Review Summary: Hypnotised by a strange delight...
One of the finest albums of the 1990s (I would put it up there with Pearl Jam’s Ten and Oasis’ (What’s The Story) Morning Glory?). The pain of youth and love are poured in with the first five brilliant tracks, especially Mojo Pin and Lilac Wine. Jeff Buckley’s astonishing and beautiful four octave range provides power, emotion and depth in the musical genres. The emotional intensity in Grace is unrivalled.
Mojo Pin, which slowly builds from the quiet opening into a devastating ballad of agonised love, is one of the album’s best songs. Buckley’s lyrics are simply sensational, as anyone who has heard this song would agree. The chorus’ desperate plea is just wonderful:
Don’t wanna wait for you, don’t wanna know
I’m blind and tortured, the white horses flow
Memories fire, rhythms fall slow
Black beauty, I love you so....
The title track Grace opens with an impressive rolling guitar and contains a blazing vocal mantra of a chorus ‘Wait in the fire’. Last Goodbye is, as you may have guessed, a break up song, yet it is a clean break up song. There’s no bitterness or ill-will, just an acceptance between two people that, despite the fact that they loved each other, they couldn’t be together.

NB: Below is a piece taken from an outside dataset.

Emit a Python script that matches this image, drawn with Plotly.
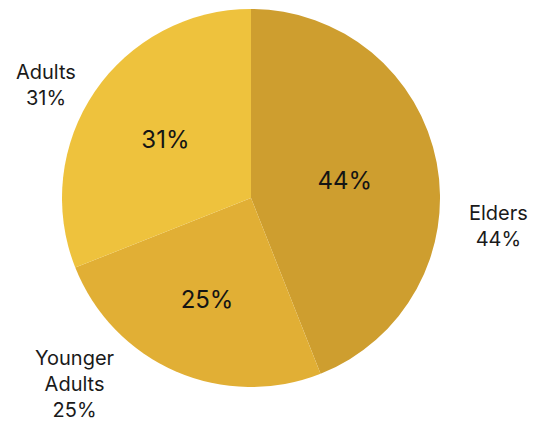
import plotly.graph_objects as go

# Share of each age group
groups = ["Elders", "Younger Adults", "Adults"]
shares = [44, 25, 31]
colors = ["#CE9E2F", "#E1AF35", "#EEC23D"]

# Outer label text, split across lines
outer_names = ["Elders", "Younger<br>Adults", "Adults"]

fig = go.Figure()
fig.add_trace(go.Pie(
    labels=groups,
    values=shares,
    sort=False,
    direction="clockwise",
    rotation=0,
    marker=dict(colors=colors, line=dict(width=0)),
    texttemplate="%{value}%",
    textposition="inside",
    insidetextorientation="horizontal",
    insidetextfont=dict(family="Inter", size=24, color="#141414"),
    showlegend=False,
    hoverinfo="label+percent",
    domain=dict(x=[0.1161, 0.824], y=[0.0915, 0.979]),
))

# Outer labels placed around the pie
label_pos = {
    "Elders": (0.933, 0.469),
    "Younger Adults": (0.140, 0.099),
    "Adults": (0.086, 0.800),
}
for name, text, val in zip(groups, outer_names, shares):
    x, y = label_pos[name]
    fig.add_annotation(
        x=x, y=y, xref="paper", yref="paper",
        xanchor="center", yanchor="middle",
        text=f"{text}<br>{val}%",
        showarrow=False,
        align="center",
        font=dict(family="Inter", size=20, color="#1a1a1a"),
    )

fig.update_layout(
    width=534, height=426,
    margin=dict(l=0, r=0, t=0, b=0),
    paper_bgcolor="#FFFFFF",
    plot_bgcolor="#FFFFFF",
)

fig.write_html("out.html")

Lilac Wine is more of a lament; a relationship that drifted apart or maybe even ended in death. Buckley sings it from the perspective of being drunk and regretful. Lilac Wine is possibly the best song on the album because of the passion and tenderness that it invokes.
Buckley’s version of Hallelujah, arguably the best version of the song, is a six minute ballad in which Buckley holds long, low notes and gentle high notes, showing off his wonderful abilities. The lyrics are absolutely mesmerising. Jeff Buckley makes Hallelujah his own. Superb. This is Buckley’s most famous song, and rightfully so.
Corpus Christi Carol is an unusual song. Buckley squeezes every last bit out of the high range of his voice to the point where he sounds like a medieval minstrel, singing about a hold in an orchard where a knight lies on a bed bleeding while his lover cries next to him. Doesn’t make sense, but is interesting to listen to in its novelty. The harder blues of Eternal Life is an impressive variation and the hypnotic Dream Brother is an excellent closer.
The union of music and lyrics on Grace is sensational. Every song offers something new, some other piece of Buckley’s soul. Absolutely wonderful.